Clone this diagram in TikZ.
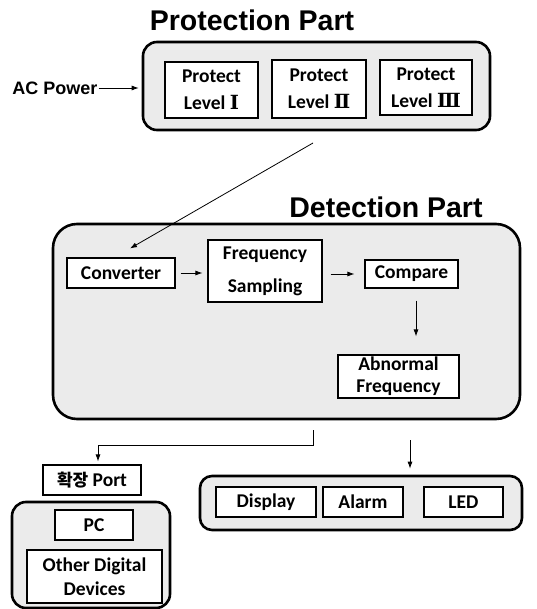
\documentclass[tikz,border=0pt]{standalone}
\usepackage{fontspec}
\setmainfont{Carlito}
\newfontfamily\titlefont{Liberation Sans}
\newfontfamily\cjkfont{Noto Sans CJK KR}
\newfontfamily\numfont{DejaVu Serif}
\usetikzlibrary{arrows.meta}

\tikzset{
  group/.style={draw, line width=2.6pt, rounded corners=14pt, fill=black!8},
  unit/.style={draw, line width=1.1pt, fill=white, align=center, inner sep=0pt,
    font=\bfseries\fontsize{19.5}{27}\selectfont},
  arr/.style={-{Latex[length=7pt,width=5pt]}, line width=0.8pt},
  heading/.style={font=\titlefont\bfseries\fontsize{28.5}{30}\selectfont}
}

\begin{document}
\begin{tikzpicture}[x=1pt, y=-1pt]
\useasboundingbox (0,0) rectangle (536,609);

% protection part
\node[heading] (pptitle) at (252,20) {Protection Part};
\node[group, minimum width=347, minimum height=88] (pp) at (316.5,86) {};
\node[unit, minimum width=93, minimum height=56] (lvl1) at (211.5,90) {Protect\\Level {\numfont Ⅰ}};
\node[unit, minimum width=94, minimum height=58] (lvl2) at (319,89) {Protect\\Level {\numfont Ⅱ}};
\node[unit, minimum width=92, minimum height=55] (lvl3) at (426,87.5) {Protect\\Level {\numfont Ⅲ}};
\node[font=\titlefont\bfseries\fontsize{18}{20}\selectfont, inner sep=1pt] (ac) at (55,88) {AC Power};
\draw[arr, shorten >=3pt] (ac.east) -- (ac.east -| pp.west);

% detection part
\node[heading] (dptitle) at (386,207) {Detection Part};
\node[group, rounded corners=24pt, minimum width=467, minimum height=195] (dp) at (286.5,321.5) {};
\node[unit, minimum width=108, minimum height=30] (conv) at (121,273) {Converter};
\node[unit, minimum width=114, minimum height=62, font=\bfseries\fontsize{19.5}{33}\selectfont] (fsamp) at (265,271) {Frequency\\Sampling};
\node[unit, minimum width=93, minimum height=28] (comp) at (411.5,274) {Compare};
\node[unit, minimum width=121, minimum height=43, font=\bfseries\fontsize{19.5}{22}\selectfont] (abn) at (398.5,376.5) {Abnormal\\Frequency};

\coordinate (ppout) at (313,143);
\draw[arr] (ppout) -- ([xshift=9pt, yshift=9pt]conv.north);
\draw[arr, shorten <=5pt, shorten >=5pt] (conv.east) -- (conv.east -| fsamp.west);
\draw[arr, shorten <=8pt, shorten >=10pt] (comp.west -| fsamp.east) -- (comp.west);
\draw[arr, shorten <=12pt, shorten >=18pt] ([xshift=4.5pt]comp.south) -- ([xshift=4.5pt]comp.south |- abn.north);

% port and devices
\node[unit, minimum width=98, minimum height=30] (port) at (92,480) {{\cjkfont\fontsize{17}{20}\selectfont 확장} Port};
\node[group, minimum width=158, minimum height=106] (devgrp) at (91,555) {};
\node[unit, minimum width=78, minimum height=30] (pc) at (94,525) {PC};
\node[unit, minimum width=135, minimum height=53, font=\bfseries\fontsize{19.5}{24}\selectfont] (odd) at (94.5,576.5) {Other Digital\\Devices};

\coordinate (dpout) at (313,430);
\coordinate (bend) at (313,445);
\draw[arr, shorten >=3pt] (dpout) -- (bend) -| ([xshift=6pt]port.north);

% outputs
\node[group, rounded corners=12pt, minimum width=322, minimum height=54] (outgrp) at (361,503) {};
\node[unit, minimum width=100, minimum height=30] (disp) at (266,502) {Display};
\node[unit, minimum width=80, minimum height=30] (alarm) at (363,502) {Alarm};
\node[unit, minimum width=79, minimum height=30] (led) at (463.5,502) {LED};

\coordinate (dpout2) at (410,440);
\draw[arr, shorten >=6pt] (dpout2) -- (dpout2 |- outgrp.north);
\end{tikzpicture}
\end{document}
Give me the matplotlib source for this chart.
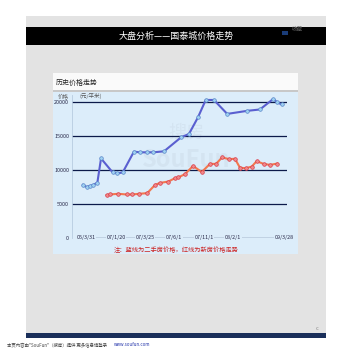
import numpy as np
import matplotlib
matplotlib.use("Agg")
import matplotlib.pyplot as plt
from matplotlib.patches import Rectangle

plt.rcParams['font.family'] = ['Noto Sans CJK SC', 'DejaVu Sans']

# second-hand price (blue) and new-home price (red), yuan / m2
blue_x = [5.1, 6.8, 8.4, 9.9, 11.8, 13.5, 18.9, 21.1, 23.6, 28.8, 31.6, 34.7, 37.8,
          42.8, 50.7, 54.4, 58.6, 62.2, 66.0, 72.2, 81.5, 87.4, 93.6, 95.5, 97.5]
blue_y = [7800, 7500, 7650, 7800, 8150, 11700, 9650, 9500, 9650, 12700, 12600, 12600, 12600,
          12750, 14800, 15300, 17750, 20300, 20300, 18250, 18700, 18900, 20450, 19950, 19650]
red_x = [16.1, 17.7, 21.5, 25.4, 27.8, 31.3, 35.0, 38.6, 40.9, 44.8, 47.9, 49.4, 52.6, 56.3,
         60.3, 64.2, 67.0, 69.8, 73.0, 75.8, 78.1, 80.7, 83.6, 85.9, 89.1, 92.1, 95.5]
red_y = [6300, 6400, 6500, 6400, 6400, 6500, 6600, 7800, 8100, 8300, 8800, 8900, 9400, 10600,
         9700, 10900, 10900, 11850, 11600, 11650, 10350, 10250, 10500, 11300, 10900, 10750, 10950]

tick_pos = [6.5, 20.5, 34.0, 47.4, 61.4, 74.9, 98.6]
tick_labels = ['05/3/31', '07/1/20', '07/3/25', '07/6/1', '07/11/1', '08/2/1', '09/3/28']
y_ticks = [0, 5000, 10000, 15000, 20000]

W, H = 351, 355
fig = plt.figure(figsize=(W / 100, H / 100), dpi=100)
fig.patch.set_facecolor('white')


def box(x0, y0, x1, y1, color, **kw):
    # pixel box (top-left origin) -> figure fraction
    fig.add_artist(Rectangle((x0 / W, 1 - y1 / H), (x1 - x0) / W, (y1 - y0) / H,
                             transform=fig.transFigure, facecolor=color,
                             edgecolor='none', zorder=0, **kw))


def ftext(x, y, s, **kw):
    fig.text(x / W, 1 - y / H, s, **kw)


# page panels
box(26, 16, 326, 333, '#e3e3e3')
box(26, 333, 326, 338, '#1a2f5a')
box(26, 27, 326, 45, '#000000')
box(282, 31, 288, 35, '#1a3c78')
box(53, 73, 298, 91, '#fafafa')
box(53, 90, 298, 91.5, '#c8c8c8')
box(53, 91.5, 298, 254, '#dcedfa')

ftext(176, 36, '大盘分析——国泰城价格走势', color='white', fontsize=6.5,
      ha='center', va='center')
ftext(292, 29, '收藏', color='#666666', fontsize=4, ha='left', va='center')
ftext(56, 83, '历史价格走势', color='#222222', fontsize=5, ha='left', va='center')
ftext(58, 96, '价格', color='#666666', fontsize=4, ha='left', va='center')
ftext(80, 96, '(元/平米)', color='#555555', fontsize=4, ha='left', va='center')
ftext(176, 250, '注：蓝线为二手房价格，红线为新房价格走势', color='#cc2222',
      fontsize=4.5, ha='center', va='center')
ftext(317, 328, 'c', color='#888888', fontsize=4, ha='center', va='center')
ftext(7, 345, '本页内容由"SouFun"（搜房）提供 更多信息请登录', color='#444444',
      fontsize=3.2, ha='left', va='center')
ftext(114, 345, 'www.soufun.com', color='#2233aa', fontsize=3.2, ha='left', va='center')

# chart axes
ax = fig.add_axes([72 / W, 1 - 238 / H, 215 / W, 143 / H])
ax.set_zorder(5)
ax.set_facecolor('none')
ax.set_xlim(0, 100)
ax.set_ylim(0, 21030)
for s in ['top', 'right', 'bottom']:
    ax.spines[s].set_visible(False)
ax.spines['left'].set_color('#b8cce0')
ax.spines['left'].set_linewidth(0.6)

for v in y_ticks[1:]:
    ax.axhline(v, color='#0c1a4a', lw=0.9, zorder=1)
ax.axhline(0, xmin=0.05, xmax=0.95, color='#0c1a4a', lw=0.9, zorder=1)

ax.set_yticks(y_ticks)
ax.set_yticklabels([str(v) for v in y_ticks], fontsize=3.9, color='#2a2a4a')
ax.tick_params(axis='y', length=0, pad=2)
ax.set_xticks([])

for p, lab in zip(tick_pos, tick_labels):
    ax.text(p, 0, lab, fontsize=3.9, color='#2a2a4a', ha='center', va='center',
            bbox=dict(facecolor='#dcedfa', edgecolor='none', pad=0.4), zorder=3,
            clip_on=False)

# faint watermark
ax.text(53, 11500, 'SouFun', fontsize=17, color='#cbdae8', ha='center', va='center',
        alpha=0.45, zorder=0, fontweight='bold')
ax.text(53, 15500, '搜房', fontsize=13, color='#cbdae8', ha='center', va='center',
        alpha=0.45, zorder=0)

ax.plot(blue_x, blue_y, color='#5a5fd0', lw=1.5, marker='o', ms=2.6,
        mfc='#9fd2f2', mec='#5a86c8', mew=0.5, zorder=4)
ax.plot(red_x, red_y, color='#f2774f', lw=1.5, marker='o', ms=2.6,
        mfc='#f08a8a', mec='#d83a4a', mew=0.5, zorder=4)

fig.savefig('out.png', dpi=100)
◇ ◇ ◇ ◇ ◇
__Task goal__
Give back exactly the lines from the top of the records to the line containing "(0,0) rectangle (536,609);", both included, and no pictures.

__Exercise response__
Clone this diagram in TikZ.
\documentclass[tikz,border=0pt]{standalone}
\usepackage{fontspec}
\setmainfont{Carlito}
\newfontfamily\titlefont{Liberation Sans}
\newfontfamily\cjkfont{Noto Sans CJK KR}
\newfontfamily\numfont{DejaVu Serif}
\usetikzlibrary{arrows.meta}

\tikzset{
  group/.style={draw, line width=2.6pt, rounded corners=14pt, fill=black!8},
  unit/.style={draw, line width=1.1pt, fill=white, align=center, inner sep=0pt,
    font=\bfseries\fontsize{19.5}{27}\selectfont},
  arr/.style={-{Latex[length=7pt,width=5pt]}, line width=0.8pt},
  heading/.style={font=\titlefont\bfseries\fontsize{28.5}{30}\selectfont}
}

\begin{document}
\begin{tikzpicture}[x=1pt, y=-1pt]
\useasboundingbox (0,0) rectangle (536,609);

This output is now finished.